D. La coesione è quindi determinante
R. Assovini Sicilia sfata un luogo comune abbastanza noto: la convinzione che noi italiani abbiamo difficoltà a “fare sistema“. Un orrido ritornello che sento spesso. Invece, in Assovini noi facciamo sistema e lo abbiamo sempre fatto. Questo ci è servito per far crescere il vino siciliano. Qualche ombra purtroppo c’è, ad esempio la Sicilia continua a perdere ettari di vigneti e questo non va bene affatto.

D. Stupisce l’eterogeneità e il numero delle aziende vinicole, oltre novanta
R. Le finalità sono comuni. Credo fortemente in questa associazione per alcuni semplici motivi: obiettivi chiari e sempre raggiunti. C’è solidità economico/finanziaria, anche questo è fondamentale, ed è un luogo di confronto e di scambio di idee. Per me è stato un grande arricchimento poter lavorare con questo Consiglio di Amministrazione, fatto da aziende con un altissimo livello di professionalità. Anche la vicinanza con il Consorzio Doc Sicilia è decisiva. Il dialogo tra produttori e Consorzi è una raccomandazione a cui tengo particolarmente perché lega ai singoli territori. I Consorzi, maggiormente quelli che più piccoli che hanno difficoltà di risorse, possono trovare in Assovini il supporto necessario.

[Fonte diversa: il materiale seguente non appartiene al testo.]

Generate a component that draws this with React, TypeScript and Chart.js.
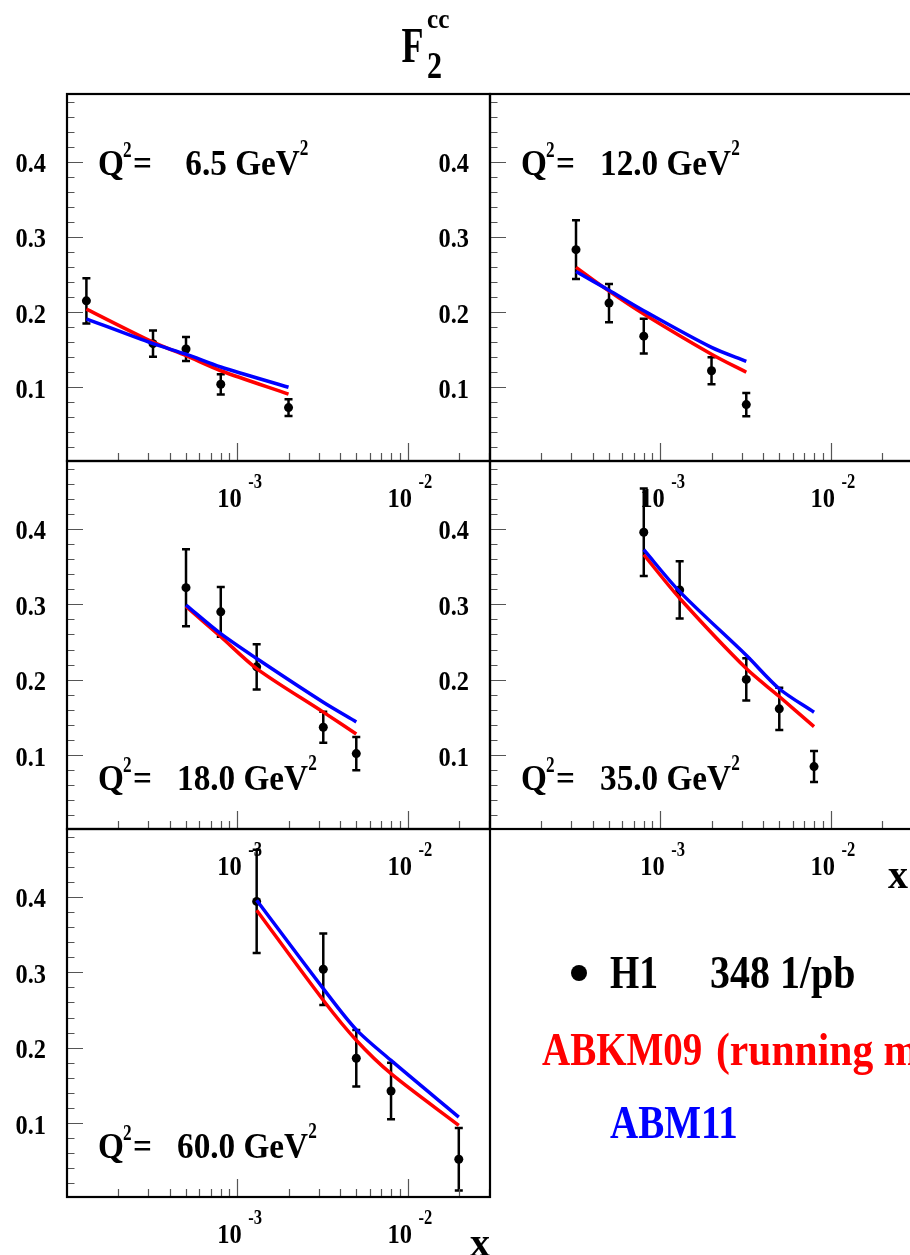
import { useEffect, useRef } from 'react';
import { Chart, registerables } from 'chart.js';

Chart.register(...registerables);

// ---------------- data ----------------
const Q2_VALUES = [6.5, 12.0, 18.0, 35.0, 60.0];

const X_Q2_6_5 = [1.3e-4, 3.2e-4, 5.0e-4, 8.0e-4, 2.0e-3];
const F2_Q2_6_5 = [0.215, 0.158, 0.151, 0.104, 0.073];
const ERR_Q2_6_5 = [0.030, 0.0175, 0.016, 0.0135, 0.011];
const ABKM_Q2_6_5 = [0.204, 0.160, 0.142, 0.122, 0.091];
const ABM_Q2_6_5 = [0.191, 0.158, 0.144, 0.127, 0.100];

const X_Q2_12 = [3.2e-4, 5.0e-4, 8.0e-4, 2.0e-3, 3.2e-3];
const F2_Q2_12 = [0.283, 0.212, 0.168, 0.122, 0.077];
const ERR_Q2_12 = [0.039, 0.0255, 0.023, 0.018, 0.0155];
const ABKM_Q2_12 = [0.2595, 0.228, 0.1975, 0.144, 0.120];
const ABM_Q2_12 = [0.254, 0.229, 0.2018, 0.153, 0.1345];

const X_Q2_18 = [5.0e-4, 8.0e-4, 1.3e-3, 3.2e-3, 5.0e-3];
const F2_Q2_18 = [0.322, 0.290, 0.217, 0.137, 0.102];
const ERR_Q2_18 = [0.051, 0.033, 0.030, 0.0205, 0.022];
const ABKM_Q2_18 = [0.297, 0.257, 0.2147, 0.157, 0.128];
const ABM_Q2_18 = [0.299, 0.261, 0.228, 0.170, 0.144];

const X_Q2_35 = [8.0e-4, 1.3e-3, 3.2e-3, 5.0e-3, 8.0e-3];
const F2_Q2_35 = [0.3955, 0.319, 0.2004, 0.1613, 0.0848];
const ERR_Q2_35 = [0.058, 0.038, 0.028, 0.028, 0.0205];
const ABKM_Q2_35 = [0.3657, 0.308, 0.2147, 0.1777, 0.1377];
const ABM_Q2_35 = [0.3724, 0.3168, 0.2324, 0.188, 0.1568];

const X_Q2_60 = [1.3e-3, 3.2e-3, 5.0e-3, 8.0e-3, 2.0e-2];
const F2_Q2_60 = [0.394, 0.304, 0.186, 0.1425, 0.052];
const ERR_Q2_60 = [0.0685, 0.0475, 0.0375, 0.0375, 0.0415];
const ABKM_Q2_60 = [0.3823, 0.2629, 0.2098, 0.1655, 0.0969];
const ABM_Q2_60 = [0.3956, 0.2784, 0.2239, 0.1832, 0.108];

const Y_TICK_LABELS = ['0.1', '0.2', '0.3', '0.4'];
const Y_TICK_VALUES = [0.1, 0.2, 0.3, 0.4];
const X_TICK_VALUES = [1e-3, 1e-2];
const X_TICK_EXPONENTS = ['-3', '-2'];

const LEGEND_DATA = 'H1';
const LEGEND_LUMI = '348 1/pb';
const LEGEND_ABKM = 'ABKM09';
const LEGEND_ABKM_NOTE = '(running mass)';
const LEGEND_ABM = 'ABM11';

const X_MIN = 1e-4;
const X_MAX = 0.0305;
const Y_MIN = 0.002;
const Y_MAX = 0.49;

const PANEL_DATA = [
  { q2: Q2_VALUES[0], x: X_Q2_6_5, f2: F2_Q2_6_5, err: ERR_Q2_6_5, abkm: ABKM_Q2_6_5, abm: ABM_Q2_6_5 },
  { q2: Q2_VALUES[1], x: X_Q2_12, f2: F2_Q2_12, err: ERR_Q2_12, abkm: ABKM_Q2_12, abm: ABM_Q2_12 },
  { q2: Q2_VALUES[2], x: X_Q2_18, f2: F2_Q2_18, err: ERR_Q2_18, abkm: ABKM_Q2_18, abm: ABM_Q2_18 },
  { q2: Q2_VALUES[3], x: X_Q2_35, f2: F2_Q2_35, err: ERR_Q2_35, abkm: ABKM_Q2_35, abm: ABM_Q2_35 },
  { q2: Q2_VALUES[4], x: X_Q2_60, f2: F2_Q2_60, err: ERR_Q2_60, abkm: ABKM_Q2_60, abm: ABM_Q2_60 },
];

// ---------------- layout ----------------
const CW = 920;
const CH = 1255;
const COLS = [67, 490, 913];
const ROWS = [94, 461, 829, 1197];
const PANEL_POS = [
  { c: 0, r: 0, labelTop: true, xLabel: false },
  { c: 1, r: 0, labelTop: true, xLabel: false },
  { c: 0, r: 1, labelTop: false, xLabel: false },
  { c: 1, r: 1, labelTop: false, xLabel: true },
  { c: 0, r: 2, labelTop: false, xLabel: true },
];

const FONT = '"Liberation Serif", "Times New Roman", serif';

function txt(ctx, s, x, y, size, sx, color = '#000', align = 'left') {
  ctx.save();
  ctx.font = `bold ${size}px ${FONT}`;
  ctx.fillStyle = color;
  ctx.textBaseline = 'alphabetic';
  ctx.textAlign = align;
  ctx.translate(x, y);
  ctx.scale(sx, 1);
  ctx.fillText(s, 0, 0);
  ctx.restore();
}

function txtWidth(ctx, s, size, sx) {
  ctx.save();
  ctx.font = `bold ${size}px ${FONT}`;
  const w = ctx.measureText(s).width * sx;
  ctx.restore();
  return w;
}

function makePanelPlugin(pd, pos) {
  return {
    id: 'panelDecor',
    beforeDatasetsDraw(chart) {
      const { ctx } = chart;
      const xs = chart.scales.x;
      const ys = chart.scales.y;
      ctx.save();
      ctx.strokeStyle = '#000';
      ctx.lineWidth = 2.5;
      for (let i = 0; i < pd.x.length; i++) {
        const px = xs.getPixelForValue(pd.x[i]);
        const y1 = ys.getPixelForValue(pd.f2[i] + pd.err[i]);
        const y2 = ys.getPixelForValue(pd.f2[i] - pd.err[i]);
        ctx.beginPath();
        ctx.moveTo(px, y1);
        ctx.lineTo(px, y2);
        ctx.moveTo(px - 4, y1);
        ctx.lineTo(px + 4, y1);
        ctx.moveTo(px - 4, y2);
        ctx.lineTo(px + 4, y2);
        ctx.stroke();
      }
      ctx.restore();
    },
    afterDatasetsDraw(chart) {
      const { ctx, chartArea: ca } = chart;
      const xs = chart.scales.x;
      const ys = chart.scales.y;
      ctx.save();
      // ticks
      ctx.strokeStyle = '#555';
      ctx.lineWidth = 1.2;
      ctx.beginPath();
      for (let k = 1; k <= 24; k++) {
        const v = k * 0.02;
        const py = Math.round(ys.getPixelForValue(v)) + 0.5;
        const len = k % 5 === 0 ? 16 : 7.5;
        ctx.moveTo(ca.left, py);
        ctx.lineTo(ca.left + len, py);
      }
      for (let d = -4; d <= -2; d++) {
        for (let m = 1; m <= 9; m++) {
          const v = m * Math.pow(10, d);
          if (v <= X_MIN * 1.001 || v >= X_MAX) continue;
          const px = Math.round(xs.getPixelForValue(v)) + 0.5;
          const len = m === 1 ? 18 : 8;
          ctx.moveTo(px, ca.bottom);
          ctx.lineTo(px, ca.bottom - len);
        }
      }
      ctx.stroke();
      // frame
      ctx.strokeStyle = '#000';
      ctx.lineWidth = 2.2;
      ctx.strokeRect(ca.left, ca.top, ca.right - ca.left, ca.bottom - ca.top);
      ctx.restore();

      // y tick labels
      Y_TICK_VALUES.forEach((v, i) => {
        const py = ys.getPixelForValue(v);
        txt(ctx, Y_TICK_LABELS[i], ca.left - 21, py + 10.5, 26.5, 0.92, '#000', 'right');
      });
      // x tick labels
      X_TICK_VALUES.forEach((v, i) => {
        const px = xs.getPixelForValue(v);
        txt(ctx, '10', px - 20, ca.bottom + 46, 27.5, 0.89);
        txt(ctx, X_TICK_EXPONENTS[i], px + 11, ca.bottom + 27, 22, 0.75);
      });
      // x axis label
      if (pos.xLabel) {
        const right = Math.min(ca.right, 908);
        txt(ctx, 'x', right, ca.bottom + 59, 40, 1.0, '#000', 'right');
      }
      // Q2 label
      const qx = ca.left + 31;
      const qy = pos.labelTop ? ca.top + 81 : ca.bottom - 39;
      txt(ctx, 'Q', qx, qy, 35, 0.95);
      txt(ctx, '2', qx + 25, qy - 18, 23, 0.75);
      txt(ctx, '=', qx + 35, qy, 35, 0.95);
      const num = pd.q2.toFixed(1);
      const s = (num.length < 4 ? ' ' : '') + num + ' GeV';
      txt(ctx, s, qx + 79, qy, 35, 0.95);
      const w = txtWidth(ctx, s, 35, 0.95);
      txt(ctx, '2', qx + 79 + w, qy - 20, 23, 0.75);
    },
  };
}

const globalPlugin = {
  id: 'globalDecor',
  afterDraw(chart) {
    const { ctx } = chart;
    // title F_2^cc
    txt(ctx, 'F', 401.5, 61.5, 50, 0.72);
    txt(ctx, '2', 427, 78, 38, 0.79);
    txt(ctx, 'cc', 427, 28, 28, 0.9);
    // legend
    ctx.save();
    ctx.fillStyle = '#000';
    ctx.beginPath();
    ctx.arc(579, 973, 8, 0, Math.PI * 2);
    ctx.fill();
    ctx.restore();
    txt(ctx, LEGEND_DATA, 610, 988, 47, 0.8);
    txt(ctx, LEGEND_LUMI, 710, 988, 47, 0.85);
    txt(ctx, LEGEND_ABKM, 542, 1065, 47, 0.83, '#ff0000');
    txt(ctx, LEGEND_ABKM_NOTE, 716, 1065, 47, 0.885, '#ff0000');
    txt(ctx, LEGEND_ABM, 610, 1138, 47, 0.83, '#0000ff');
  },
};

export default function App() {
  const refs = useRef([]);

  useEffect(() => {
    const charts = PANEL_DATA.map((pd, i) => {
      const pos = PANEL_POS[i];
      const left = COLS[pos.c];
      const right = COLS[pos.c + 1];
      const top = ROWS[pos.r];
      const bottom = ROWS[pos.r + 1];
      const plugins = [makePanelPlugin(pd, pos)];
      if (i === 4) plugins.push(globalPlugin);
      return new Chart(refs.current[i], {
        type: 'line',
        data: {
          datasets: [
            {
              label: LEGEND_ABM,
              data: pd.x.map((x, k) => ({ x, y: pd.abm[k] })),
              borderColor: '#0000ff',
              borderWidth: 3.5,
              pointRadius: 0,
              tension: 0.3,
              fill: false,
              order: 0,
            },
            {
              label: LEGEND_ABKM,
              data: pd.x.map((x, k) => ({ x, y: pd.abkm[k] })),
              borderColor: '#ff0000',
              borderWidth: 3.5,
              pointRadius: 0,
              tension: 0.3,
              fill: false,
              order: 1,
            },
            {
              label: LEGEND_DATA,
              data: pd.x.map((x, k) => ({ x, y: pd.f2[k] })),
              showLine: false,
              pointRadius: 4.5,
              pointBackgroundColor: '#000',
              pointBorderColor: '#000',
              pointBorderWidth: 0,
              order: 2,
            },
          ],
        },
        options: {
          animation: false,
          responsive: false,
          maintainAspectRatio: false,
          events: [],
          layout: {
            padding: { left, top, right: CW - right, bottom: CH - bottom },
          },
          scales: {
            x: { type: 'logarithmic', min: X_MIN, max: X_MAX, display: false },
            y: { type: 'linear', min: Y_MIN, max: Y_MAX, display: false },
          },
          plugins: {
            legend: { display: false },
            tooltip: { enabled: false },
            title: { display: false },
          },
        },
        plugins,
      });
    });
    return () => charts.forEach((c) => c.destroy());
  }, []);

  return (
    <div
      style={{
        position: 'absolute',
        left: 0,
        top: 0,
        width: 910,
        height: 1255,
        overflow: 'hidden',
        background: '#fff',
      }}
    >
      {PANEL_DATA.map((_, i) => (
        <canvas
          key={i}
          ref={(el) => {
            refs.current[i] = el;
          }}
          width={CW}
          height={CH}
          style={{ position: 'absolute', left: 0, top: 0, width: CW, height: CH }}
        />
      ))}
    </div>
  );
}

D. Potrebbe essere un supporto a largo spettro, per pubblico, buyer e stampa
R. Sono certo che Assovini sarà sempre una grande casa del vino siciliano, un centro per chi vuole avere informazioni sulle cantine e sui loro prodotti. Abbiamo lavorato molto con i media, che adesso sanno che qui possono ottenere informazioni complete e affidabili, con un interlocutore professionale e attento. Siamo consapevoli di non essere tutta la Sicilia del vino; ma una parte importante di esso.

D. Come proseguirà l’attività di Assovini Sicilia nei prossimi anni?
R. Io credo che per voler bene ad una associazione, bisogna viverla dal di dentro, per cui trovo fondamentale la rotazione all’interno del consiglio di amministrazione: per questo non sarò più consigliere. Sono certo che il nuovo gruppo di lavoro farà benissimo: a loro giro la domanda.
Permettetemi di chiudere con uno speciale ringraziamento a Giuseppe Longo, Valentina Madonia e Lidia Gargano; lo staff di Assovini, che ormai con mestiere lavora nella associazione, e i past-presidents: un certo Diego Planeta che – come spesso gli capita –  ha intuito l’importanza di dotare il sistema vino siciliano di uno strumento come Assovini Sicilia, di Lucio Tasca e Giacomo Rallo, e in particolare gli ultimi due, Antonio Rallo e Francesco Ferreri. Con la loro esperienza hanno costituito l’infrastruttura di Assovini così come è oggi. Grazie a loro il lavoro di questo consiglio di amministrazione è stato – io credo – così efficace.